Remember Paul Volcker
O ex-banqueiro Luiz Cesar Fernandes tem a mesma opinião de que há irrealismo nas taxas de juros. Ele lembra que “Alan Greenspan deu ao mundo uma regra que ao longo do tempo se mostrou inadequada. Segundo ele, aumentos sucessivos e de pequena monta na taxa de juros seriam capazes de reter a inflação, ao passo que a sua diminuição lenta e constante impulsionaria a economia”.
Mas, no comando do Fed, foi Paul Volcker, sustenta “quem conseguiu manobrar a taxa de juros para conciliar o pleno emprego e uma inflação tendente a zero. Defendendo os interesses dos EUA, ele elevou a taxa em 21%, permitindo que o país crescesse durante 40 anos consecutivos, mas quebrando a maioria dos países emergentes no processo”.
Embora “excelente para os americanos, a política adotada pelo Volcker não deixou de cobrar seu preço. Nem mesmo o porteiro de seu prédio o cumprimentava, o que dirá dos economistas dos países cujas dívidas externas haviam sido alçadas para patamares até então inéditos”.

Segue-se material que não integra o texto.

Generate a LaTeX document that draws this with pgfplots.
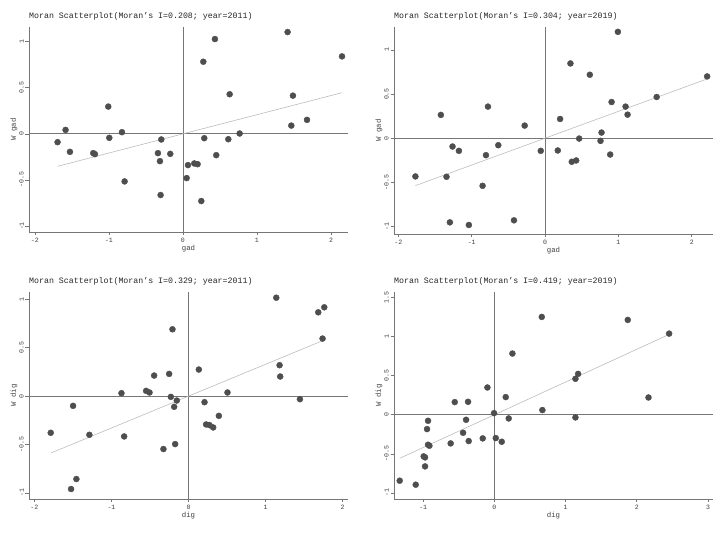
\documentclass[border=0pt]{standalone}
\usepackage{fontspec}
\setmainfont{Liberation Mono}
\usepackage{pgfplots}
\pgfplotsset{compat=1.18}
\definecolor{dotgray}{RGB}{78,78,78}
\definecolor{axgray}{RGB}{118,118,118}
\definecolor{fitgray}{RGB}{188,188,188}

\pgfplotsset{
  moran/.style={
    scale only axis, anchor=south west,
    width=319bp,
    axis x line=bottom, axis y line=left,
    axis line style={-, axgray, line width=0.9pt},
    tick style={axgray, line width=0.7pt},
    tick align=outside, major tick length=3.5bp,
    /pgf/number format/assume math mode=true,
    ticklabel style={font=\fontsize{6.6}{7.5}\selectfont, text=black!75},
    yticklabel style={rotate=90, anchor=south, inner sep=1.5bp},
    xticklabel style={inner sep=2bp},
    label style={font=\fontsize{7.4}{8.5}\selectfont, text=black!75},
    xlabel style={yshift=3bp},
    ylabel style={yshift=-3bp},
    title style={font=\fontsize{8.3}{10}\selectfont, text=black!85,
      anchor=south west, at={(rel axis cs:0,1)}, inner sep=1bp, xshift=-1bp},
    clip=false,
  },
  refline/.style={axgray, line width=0.9pt, forget plot},
  fitline/.style={fitgray, line width=0.6pt, forget plot},
  dots/.style={only marks, mark=*, mark size=3bp, dotgray,
    mark options={fill=dotgray, draw=dotgray}},
}

\begin{document}
\begin{tikzpicture}
\useasboundingbox (0,0) rectangle (724bp,533bp);

% gad 2011
\begin{axis}[moran, at={(29bp,301bp)}, height=205bp,
  xmin=-2.08, xmax=2.23, ymin=-1.065, ymax=1.16,
  xtick={-2,-1,0,1,2}, ytick={-1,-0.5,0,0.5,1},
  xlabel={gad}, ylabel={W gad},
  title={Moran Scatterplot(Moran's I=0.208; year=2011)}]
\addplot[refline] coordinates {(0,-1.065) (0,1.16)};
\addplot[refline] coordinates {(-2.08,0) (2.23,0)};
\addplot[fitline] coordinates {(-1.694,-0.352) (2.149,0.447)};
\addplot[dots] coordinates {
 (-1.694,-0.090) (-1.586,0.043) (-1.527,-0.195) (-1.212,-0.209) (-1.189,-0.220)
 (-1.009,0.296) (-0.995,-0.043) (-0.824,0.018) (-0.788,-0.516) (-0.338,-0.209)
 (-0.293,-0.061) (-0.311,-0.296) (-0.302,-0.664) (-0.171,-0.217) (0.050,-0.480)
 (0.068,-0.339) (0.153,-0.321) (0.198,-0.329) (0.248,-0.729) (0.275,0.783)
 (0.288,-0.047) (0.432,1.029) (0.450,-0.231) (0.613,-0.058) (0.631,0.430)
 (0.766,0.004) (1.414,1.105) (1.464,0.090) (1.486,0.415) (1.676,0.152)
 (2.149,0.841)
};
\end{axis}

% gad 2019
\begin{axis}[moran, at={(394bp,299bp)}, height=207bp,
  xmin=-2.06, xmax=2.29, ymin=-1.085, ymax=1.26,
  xtick={-2,-1,0,1,2}, ytick={-1,-0.5,0,0.5,1},
  xlabel={gad}, ylabel={W gad},
  title={Moran Scatterplot(Moran's I=0.304; year=2019)}]
\addplot[refline] coordinates {(0,-1.085) (0,1.26)};
\addplot[refline] coordinates {(-2.06,0) (2.29,0)};
\addplot[fitline] coordinates {(-1.768,-0.537) (2.210,0.672)};
\addplot[dots] coordinates {
 (-1.768,-0.433) (-1.421,0.264) (-1.344,-0.437) (-1.298,-0.953) (-1.262,-0.094)
 (-1.175,-0.143) (-1.039,-0.983) (-0.852,-0.539) (-0.806,-0.192) (-0.779,0.358)
 (-0.638,-0.079) (-0.424,-0.930) (-0.278,0.143) (-0.059,-0.143) (0.173,-0.139)
 (0.205,0.218) (0.346,0.847) (0.364,-0.267) (0.424,-0.252) (0.465,-0.004)
 (0.610,0.719) (0.756,-0.030) (0.770,0.064) (0.888,-0.185) (0.907,0.410)
 (0.993,1.205) (1.098,0.358) (1.125,0.267) (1.522,0.467) (2.210,0.700)
};
\end{axis}

% dig 2011
\begin{axis}[moran, at={(29bp,34bp)}, height=207bp,
  xmin=-2.07, xmax=2.07, ymin=-1.062, ymax=1.076,
  xtick={-2,-1,0,1,2}, ytick={-1,-0.5,0,0.5,1},
  xlabel={dig}, ylabel={W dig},
  title={Moran Scatterplot(Moran's I=0.329; year=2011)}]
\addplot[refline] coordinates {(0,-1.062) (0,1.076)};
\addplot[refline] coordinates {(-2.07,0) (2.07,0)};
\addplot[fitline] coordinates {(-1.788,-0.588) (1.762,0.580)};
\addplot[dots] coordinates {
 (-1.788,-0.378) (-1.524,-0.959) (-1.498,-0.100) (-1.455,-0.856) (-1.286,-0.399)
 (-0.870,0.031) (-0.835,-0.416) (-0.550,0.055) (-0.506,0.038) (-0.446,0.213)
 (-0.325,-0.546) (-0.251,0.230) (-0.229,-0.007) (-0.208,0.691) (-0.186,-0.110)
 (-0.173,-0.495) (-0.152,-0.045) (0.134,0.275) (0.208,-0.062) (0.229,-0.292)
 (0.273,-0.299) (0.320,-0.323) (0.394,-0.203) (0.506,0.038) (1.139,1.017)
 (1.182,0.320) (1.190,0.203) (1.446,-0.031) (1.684,0.866) (1.740,0.595)
 (1.762,0.918)
};
\end{axis}

% dig 2019
\begin{axis}[moran, at={(394bp,34bp)}, height=207bp,
  xmin=-1.41, xmax=3.07, ymin=-1.077, ymax=1.57,
  xtick={-1,0,1,2,3}, ytick={-1,-0.5,0,0.5,1,1.5},
  xlabel={dig}, ylabel={W dig},
  title={Moran Scatterplot(Moran's I=0.419; year=2019)}]
\addplot[refline] coordinates {(0,-1.077) (0,1.57)};
\addplot[refline] coordinates {(-1.41,0) (3.07,0)};
\addplot[fitline] coordinates {(-1.330,-0.557) (2.454,1.028)};
\addplot[dots] coordinates {
 (-1.330,-0.843) (-1.105,-0.894) (-0.993,-0.532) (-0.974,-0.545) (-0.974,-0.660)
 (-0.932,-0.077) (-0.946,-0.183) (-0.932,-0.383) (-0.913,-0.396) (-0.614,-0.366)
 (-0.557,0.162) (-0.440,-0.230) (-0.398,-0.064) (-0.370,0.166) (-0.361,-0.336)
 (-0.164,-0.302) (-0.098,0.349) (-0.005,0.021) (0.019,-0.298) (0.103,-0.345)
 (0.159,0.226) (0.201,-0.047) (0.253,0.783) (0.665,1.251) (0.674,0.060)
 (1.138,0.460) (1.138,-0.034) (1.176,0.523) (1.873,1.213) (2.164,0.221)
 (2.454,1.038)
};
\end{axis}
\end{tikzpicture}
\end{document}
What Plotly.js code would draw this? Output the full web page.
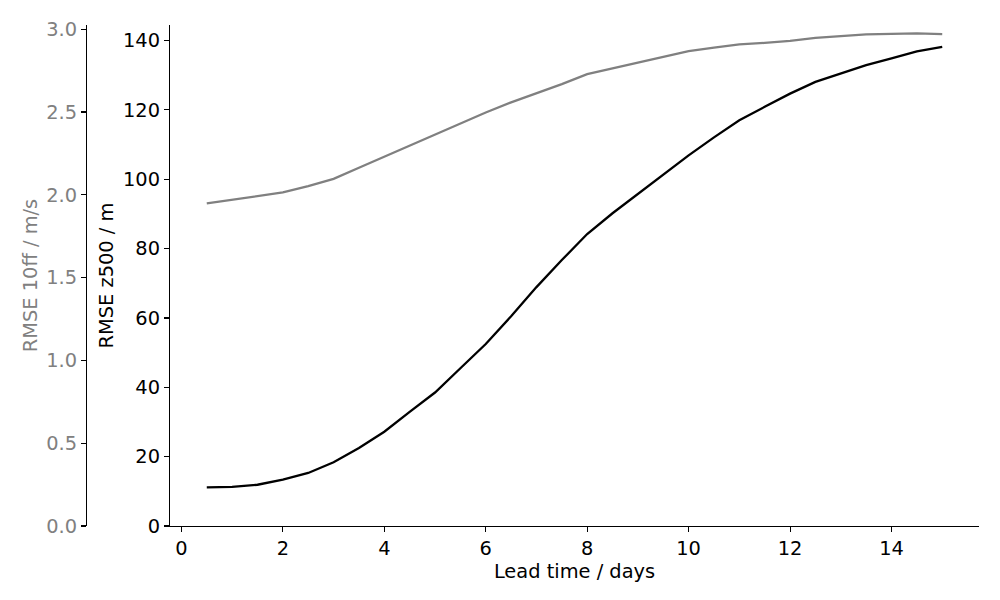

Já Greenspan, alfineta, um burocrata, esteve “mais preocupado com a própria imagem do que em tomar a decisão arrojada. A conta ficou para o mundo todo na forma da alta da inflação e de um baixo crescimento econômico. Uma lição para os bancos centrais que teimam em insistir nessa política ineficiente”.
Conclusão:
“Por isso, acredito que mesmo se o Roberto Campos trouxer a taxa de juros para 6%, nada acontecerá. A inflação e o crescimento econômico permanecerão iguais”. O parecer leva água para o moinho de Lula.